**What the exercise asks**
Return the material word for word. Do not include the pictures.

— start Raw data —

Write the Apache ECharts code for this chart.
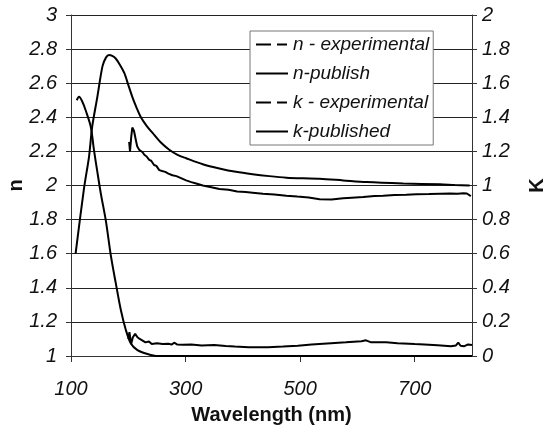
<!DOCTYPE html>
<html>
<head>
<meta charset="utf-8">
<script src="https://cdn.jsdelivr.net/npm/echarts@6/dist/echarts.min.js"></script>
<style>
html,body{margin:0;padding:0;background:#fff;}
#chart{width:543px;height:429px;}
</style>
</head>
<body>
<div id="chart"></div>
<script>
// ---- data ----
const seriesNames = ['n - experimental', 'n-publish', 'k - experimental', 'k-published'];
const xTicks = [100, 300, 500, 700];

const nExpWl = [201.5,203,205,207,210,213,215.5,219,222,225,228,232,236.5,240,245,249,254,259,264.5,270,277,284,291,301,310,320,330,345,359,375,390,405,417,435,455,476,495,515,534,555,575,590,610,630,645,665,685,703,725,745,761.5,775,785,791,798];
const nExpVal = [2.255,2.20,2.28,2.34,2.32,2.27,2.23,2.21,2.20,2.195,2.18,2.17,2.15,2.145,2.12,2.115,2.09,2.085,2.08,2.07,2.06,2.055,2.045,2.03,2.02,2.01,2.0,1.99,1.98,1.975,1.965,1.962,1.958,1.952,1.947,1.94,1.935,1.93,1.92,1.918,1.925,1.928,1.932,1.938,1.94,1.944,1.946,1.948,1.95,1.952,1.953,1.951,1.954,1.953,1.938];

const nPubWl = [108,123,131.5,137,146,155,161,166.5,172,178,185,193,200,207,214,222,232,242,256,271.5,286,301,330,359,388,417,446,476,505,534,575,616,680,744,770,796];
const nPubVal = [1.60,1.99,2.17,2.345,2.52,2.70,2.75,2.765,2.76,2.745,2.71,2.66,2.59,2.52,2.46,2.40,2.35,2.31,2.255,2.21,2.18,2.16,2.125,2.10,2.08,2.066,2.055,2.046,2.042,2.04,2.03,2.02,2.012,2.007,2.003,2.0];

const kExpWl = [200,202,205,208,212,216,220,225,230,236,241,250,260,270,276,280,285,295,310,328,350,370,386,410,444,470,496,520,554,580,607,615,624,650,670,700,717,740,763,772,776,780,786,793,800];
const kExpVal = [0.10,0.14,0.07,0.11,0.13,0.11,0.10,0.09,0.08,0.085,0.07,0.075,0.07,0.072,0.067,0.078,0.068,0.066,0.068,0.062,0.065,0.058,0.055,0.052,0.052,0.055,0.06,0.068,0.075,0.08,0.087,0.092,0.08,0.08,0.075,0.07,0.068,0.063,0.057,0.062,0.078,0.06,0.057,0.068,0.065];

const kPubWl = [110,114,120,125.7,134.5,140,146,152,161,169.5,178,187,196,204.5,216,233.5,251,300,400,500,600,700,800];
const kPubVal = [1.50,1.52,1.49,1.44,1.345,1.21,1.08,0.954,0.79,0.59,0.43,0.27,0.15,0.074,0.035,0.012,0.0,0,0,0,0,0,0];

function zip(xs, ys){ return xs.map((x,i)=>[x, ys[i]]); }

const FONT = '"Liberation Sans", Arial, sans-serif';
const chart = echarts.init(document.getElementById('chart'), null, {renderer:'canvas'});

const dashed = {type:[15,6,10,20], width:2, color:'#000'};
const solid = {type:'solid', width:2, color:'#000'};

chart.setOption({
  backgroundColor:'#fff',
  animation:false,
  grid:{left:71, right:71, top:15, bottom:73, containLabel:false, outerBoundsMode:'none'},
  legend:{
    show:true, orient:'vertical', left:250, top:31,
    padding:[3,4,3,5], itemGap:8, itemWidth:32, itemHeight:14,
    backgroundColor:'#fff', borderColor:'#777', borderWidth:1,
    itemStyle:{color:'rgba(0,0,0,0)', borderWidth:0, opacity:0},
    textStyle:{fontFamily:FONT, fontSize:19, fontStyle:'italic', color:'#111', lineHeight:21},
    data:[
      {name:seriesNames[0], lineStyle:dashed},
      {name:seriesNames[1], lineStyle:solid},
      {name:seriesNames[2], lineStyle:dashed},
      {name:seriesNames[3], lineStyle:solid}
    ]
  },
  xAxis:{
    type:'value', min:100, max:800, interval:200,
    name:'Wavelength (nm)', nameLocation:'middle', nameGap:49, nameMoveOverlap:false,
    nameTextStyle:{fontFamily:FONT, fontSize:20, fontWeight:'bold', color:'#111'},
    axisLine:{show:true, lineStyle:{color:'#333', width:1}},
    axisTick:{show:true, inside:false, length:6, lineStyle:{color:'#333'}},
    axisLabel:{show:true, margin:23, showMaxLabel:false, fontFamily:FONT, fontSize:20, fontStyle:'italic', color:'#111',
      formatter:function(v){ return xTicks.indexOf(v) >= 0 ? String(v) : ''; }},
    splitLine:{show:false}
  },
  yAxis:[
    {
      type:'value', position:'left', min:1, max:3, interval:0.2,
      name:'n', nameLocation:'middle', nameGap:45, nameRotate:90, nameMoveOverlap:false,
      nameTextStyle:{fontFamily:FONT, fontSize:20, fontWeight:'bold', color:'#111'},
      axisLine:{show:true, lineStyle:{color:'#333', width:1}},
      axisTick:{show:true, inside:false, length:5, lineStyle:{color:'#333'}},
      axisLabel:{margin:14, fontFamily:FONT, fontSize:20, fontStyle:'italic', color:'#111',
        formatter:function(v){ return String(Math.round(v*10)/10); }},
      splitLine:{show:true, lineStyle:{color:'#222', width:1}}
    },
    {
      type:'value', position:'right', min:0, max:2, interval:0.2,
      name:'K', nameLocation:'middle', nameGap:55, nameRotate:90, nameMoveOverlap:false,
      nameTextStyle:{fontFamily:FONT, fontSize:20, fontWeight:'bold', color:'#111'},
      axisLine:{show:true, lineStyle:{color:'#333', width:1}},
      axisTick:{show:true, inside:false, length:5, lineStyle:{color:'#333'}},
      axisLabel:{margin:10, fontFamily:FONT, fontSize:20, fontStyle:'italic', color:'#111',
        formatter:function(v){ return String(Math.round(v*10)/10); }},
      splitLine:{show:false}
    }
  ],
  series:[
    {type:'line', name:seriesNames[0], yAxisIndex:0, symbol:'none', data:zip(nExpWl, nExpVal),
      lineStyle:{color:'#000', width:2}, itemStyle:{color:'#000'}},
    {type:'line', name:seriesNames[1], yAxisIndex:0, symbol:'none', smooth:0.3, data:zip(nPubWl, nPubVal),
      lineStyle:{color:'#000', width:2}, itemStyle:{color:'#000'}},
    {type:'line', name:seriesNames[2], yAxisIndex:1, symbol:'none', data:zip(kExpWl, kExpVal),
      lineStyle:{color:'#000', width:2}, itemStyle:{color:'#000'}},
    {type:'line', name:seriesNames[3], yAxisIndex:1, symbol:'none', smooth:0.3, data:zip(kPubWl, kPubVal),
      lineStyle:{color:'#000', width:2}, itemStyle:{color:'#000'}}
  ]
});
</script>
</body>
</html>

— end Raw data —

**Task result**
Write the Apache ECharts code for this chart.
<!DOCTYPE html>
<html>
<head>
<meta charset="utf-8">
<script src="https://cdn.jsdelivr.net/npm/echarts@6/dist/echarts.min.js"></script>
<style>
html,body{margin:0;padding:0;background:#fff;}
#chart{width:543px;height:429px;}
</style>
</head>
<body>
<div id="chart"></div>
<script>
// ---- data ----
const seriesNames = ['n - experimental', 'n-publish', 'k - experimental', 'k-published'];
const xTicks = [100, 300, 500, 700];

const nExpWl = [201.5,203,205,207,210,213,215.5,219,222,225,228,232,236.5,240,245,249,254,259,264.5,270,277,284,291,301,310,320,330,345,359,375,390,405,417,435,455,476,495,515,534,555,575,590,610,630,645,665,685,703,725,745,761.5,775,785,791,798];
const nExpVal = [2.255,2.20,2.28,2.34,2.32,2.27,2.23,2.21,2.20,2.195,2.18,2.17,2.15,2.145,2.12,2.115,2.09,2.085,2.08,2.07,2.06,2.055,2.045,2.03,2.02,2.01,2.0,1.99,1.98,1.975,1.965,1.962,1.958,1.952,1.947,1.94,1.935,1.93,1.92,1.918,1.925,1.928,1.932,1.938,1.94,1.944,1.946,1.948,1.95,1.952,1.953,1.951,1.954,1.953,1.938];

const nPubWl = [108,123,131.5,137,146,155,161,166.5,172,178,185,193,200,207,214,222,232,242,256,271.5,286,301,330,359,388,417,446,476,505,534,575,616,680,744,770,796];
const nPubVal = [1.60,1.99,2.17,2.345,2.52,2.70,2.75,2.765,2.76,2.745,2.71,2.66,2.59,2.52,2.46,2.40,2.35,2.31,2.255,2.21,2.18,2.16,2.125,2.10,2.08,2.066,2.055,2.046,2.042,2.04,2.03,2.02,2.012,2.007,2.003,2.0];

const kExpWl = [200,202,205,208,212,216,220,225,230,236,241,250,260,270,276,280,285,295,310,328,350,370,386,410,444,470,496,520,554,580,607,615,624,650,670,700,717,740,763,772,776,780,786,793,800];
const kExpVal = [0.10,0.14,0.07,0.11,0.13,0.11,0.10,0.09,0.08,0.085,0.07,0.075,0.07,0.072,0.067,0.078,0.068,0.066,0.068,0.062,0.065,0.058,0.055,0.052,0.052,0.055,0.06,0.068,0.075,0.08,0.087,0.092,0.08,0.08,0.075,0.07,0.068,0.063,0.057,0.062,0.078,0.06,0.057,0.068,0.065];

const kPubWl = [110,114,120,125.7,134.5,140,146,152,161,169.5,178,187,196,204.5,216,233.5,251,300,400,500,600,700,800];
const kPubVal = [1.50,1.52,1.49,1.44,1.345,1.21,1.08,0.954,0.79,0.59,0.43,0.27,0.15,0.074,0.035,0.012,0.0,0,0,0,0,0,0];

function zip(xs, ys){ return xs.map((x,i)=>[x, ys[i]]); }

const FONT = '"Liberation Sans", Arial, sans-serif';
const chart = echarts.init(document.getElementById('chart'), null, {renderer:'canvas'});

const dashed = {type:[15,6,10,20], width:2, color:'#000'};
const solid = {type:'solid', width:2, color:'#000'};

chart.setOption({
  backgroundColor:'#fff',
  animation:false,
  grid:{left:71, right:71, top:15, bottom:73, containLabel:false, outerBoundsMode:'none'},
  legend:{
    show:true, orient:'vertical', left:250, top:31,
    padding:[3,4,3,5], itemGap:8, itemWidth:32, itemHeight:14,
    backgroundColor:'#fff', borderColor:'#777', borderWidth:1,
    itemStyle:{color:'rgba(0,0,0,0)', borderWidth:0, opacity:0},
    textStyle:{fontFamily:FONT, fontSize:19, fontStyle:'italic', color:'#111', lineHeight:21},
    data:[
      {name:seriesNames[0], lineStyle:dashed},
      {name:seriesNames[1], lineStyle:solid},
      {name:seriesNames[2], lineStyle:dashed},
      {name:seriesNames[3], lineStyle:solid}
    ]
  },
  xAxis:{
    type:'value', min:100, max:800, interval:200,
    name:'Wavelength (nm)', nameLocation:'middle', nameGap:49, nameMoveOverlap:false,
    nameTextStyle:{fontFamily:FONT, fontSize:20, fontWeight:'bold', color:'#111'},
    axisLine:{show:true, lineStyle:{color:'#333', width:1}},
    axisTick:{show:true, inside:false, length:6, lineStyle:{color:'#333'}},
    axisLabel:{show:true, margin:23, showMaxLabel:false, fontFamily:FONT, fontSize:20, fontStyle:'italic', color:'#111',
      formatter:function(v){ return xTicks.indexOf(v) >= 0 ? String(v) : ''; }},
    splitLine:{show:false}
  },
  yAxis:[
    {
      type:'value', position:'left', min:1, max:3, interval:0.2,
      name:'n', nameLocation:'middle', nameGap:45, nameRotate:90, nameMoveOverlap:false,
      nameTextStyle:{fontFamily:FONT, fontSize:20, fontWeight:'bold', color:'#111'},
      axisLine:{show:true, lineStyle:{color:'#333', width:1}},
      axisTick:{show:true, inside:false, length:5, lineStyle:{color:'#333'}},
      axisLabel:{margin:14, fontFamily:FONT, fontSize:20, fontStyle:'italic', color:'#111',
        formatter:function(v){ return String(Math.round(v*10)/10); }},
      splitLine:{show:true, lineStyle:{color:'#222', width:1}}
    },
    {
      type:'value', position:'right', min:0, max:2, interval:0.2,
      name:'K', nameLocation:'middle', nameGap:55, nameRotate:90, nameMoveOverlap:false,
      nameTextStyle:{fontFamily:FONT, fontSize:20, fontWeight:'bold', color:'#111'},
      axisLine:{show:true, lineStyle:{color:'#333', width:1}},
      axisTick:{show:true, inside:false, length:5, lineStyle:{color:'#333'}},
      axisLabel:{margin:10, fontFamily:FONT, fontSize:20, fontStyle:'italic', color:'#111',
        formatter:function(v){ return String(Math.round(v*10)/10); }},
      splitLine:{show:false}
    }
  ],
  series:[
    {type:'line', name:seriesNames[0], yAxisIndex:0, symbol:'none', data:zip(nExpWl, nExpVal),
      lineStyle:{color:'#000', width:2}, itemStyle:{color:'#000'}},
    {type:'line', name:seriesNames[1], yAxisIndex:0, symbol:'none', smooth:0.3, data:zip(nPubWl, nPubVal),
      lineStyle:{color:'#000', width:2}, itemStyle:{color:'#000'}},
    {type:'line', name:seriesNames[2], yAxisIndex:1, symbol:'none', data:zip(kExpWl, kExpVal),
      lineStyle:{color:'#000', width:2}, itemStyle:{color:'#000'}},
    {type:'line', name:seriesNames[3], yAxisIndex:1, symbol:'none', smooth:0.3, data:zip(kPubWl, kPubVal),
      lineStyle:{color:'#000', width:2}, itemStyle:{color:'#000'}}
  ]
});
</script>
</body>
</html>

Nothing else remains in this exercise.